To overcome the challenge of getting fresh fruits, locals now plant high breed varieties of palm trees that bear fruit within three years. However, the new trees face the challenge of herdsmen. Often some herdsmen lead their flock into plantation where small trees are being groomed and devastate the crop.
The challenges notwithstanding, the industry continues to grow and new SMEs continue to spring up, signalling that even though the process of making palm oil is cumbersome, the returns are good. For the small millers, the hope is that as profitability increases, the process of refining for palm oil will become less cumbersome, but that has not happened in many places.
Inside the refiner’s fire
Typically, the palm oil refining process begins with the removal of the palm fruits from the fruit bunch. Then the fruits are per-boiled to soften them and to allow for easy removal of the sap.
When the sap has been successfully removal, it is mixed with water and heated. As this is being done, the palm oil is scooped off.
“You came at a time when we had perfected the process and now use more sophisticated machines, rather than our hands,” Ekiyo tells me as I express my opinion about the level of work the producers undertake. “This is not for the faint hearted,” Ekiyor says, smiling from cheek to cheek.
But for a product whose demand keeps increasing, much investment is been pour into the value chain in a bid to meet domestic and international demand. Palm oil is used as an input in the production of soap, shampoo, pomades, biscuits, detergents, noodles as well as bio fuels. It also serves as an input in the preparation of local delicacies.

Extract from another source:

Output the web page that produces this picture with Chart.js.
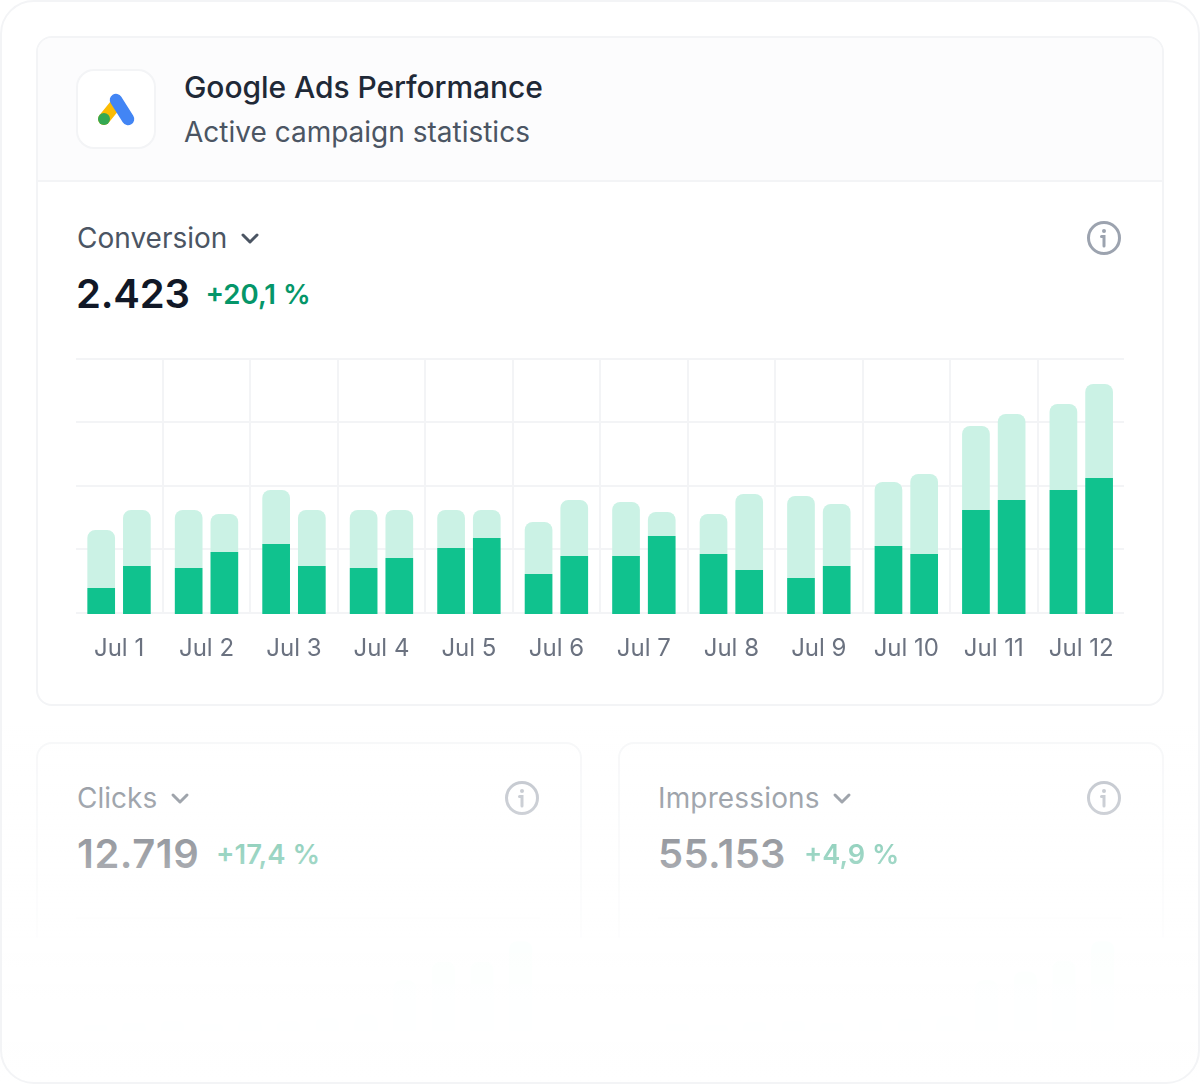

Government, unions to the rescue
In recognition of the importance of the product government, has made some pronouncements and procurements to enable the value chain work better.
Most of the interventions have affected the milling and plantation aspect of the value. There are however efforts from other quarters to make things easier for those operating in the palm oil value chain.
On the afternoon of 18, March 2016, Nigeria’s minister of state for Agriculture, Heineken Lokpobiri assured a small group of oil palm growers that government is commitment to helping them access loans at single digit interest rate. He also said that government had procured 73 motorized oil palm harvesters to ease the suffering and losses that farmers experience. A year and half after those pronouncements, what government has been done remains a drop in the ocean.
To this end, Igwe Hilary Uche who is the President of the Palm Growers Association of Nigeria, has said that government should make more high yield palm seeds available to growers across the country.
While indicating that oil palm has more than 360 value chains, Uche notes that twenty hectres of plantation of oil palm can engage more than 2,000 workers, while one automated oil processing plant can employ more than 3,000 persons.
“This is apart from numerous others that can indirectly earn a living through sales and supply of the by-products” he notes.
Making a recommendation to the government, Uche states that if six automated oil palm processing plants could be established in each of the 24 states with the potential to grow oil palm, unemployment would be greatly reduced.
While government is yet to take concrete steps at adopting these recommendations, across Nigeria, the small palm oil producing SMEs are striving to fill that gap. So, today, someone somewhere in a Nigerian palm oil growing state is making the effort to see to it that, palm oil is enthroned as king.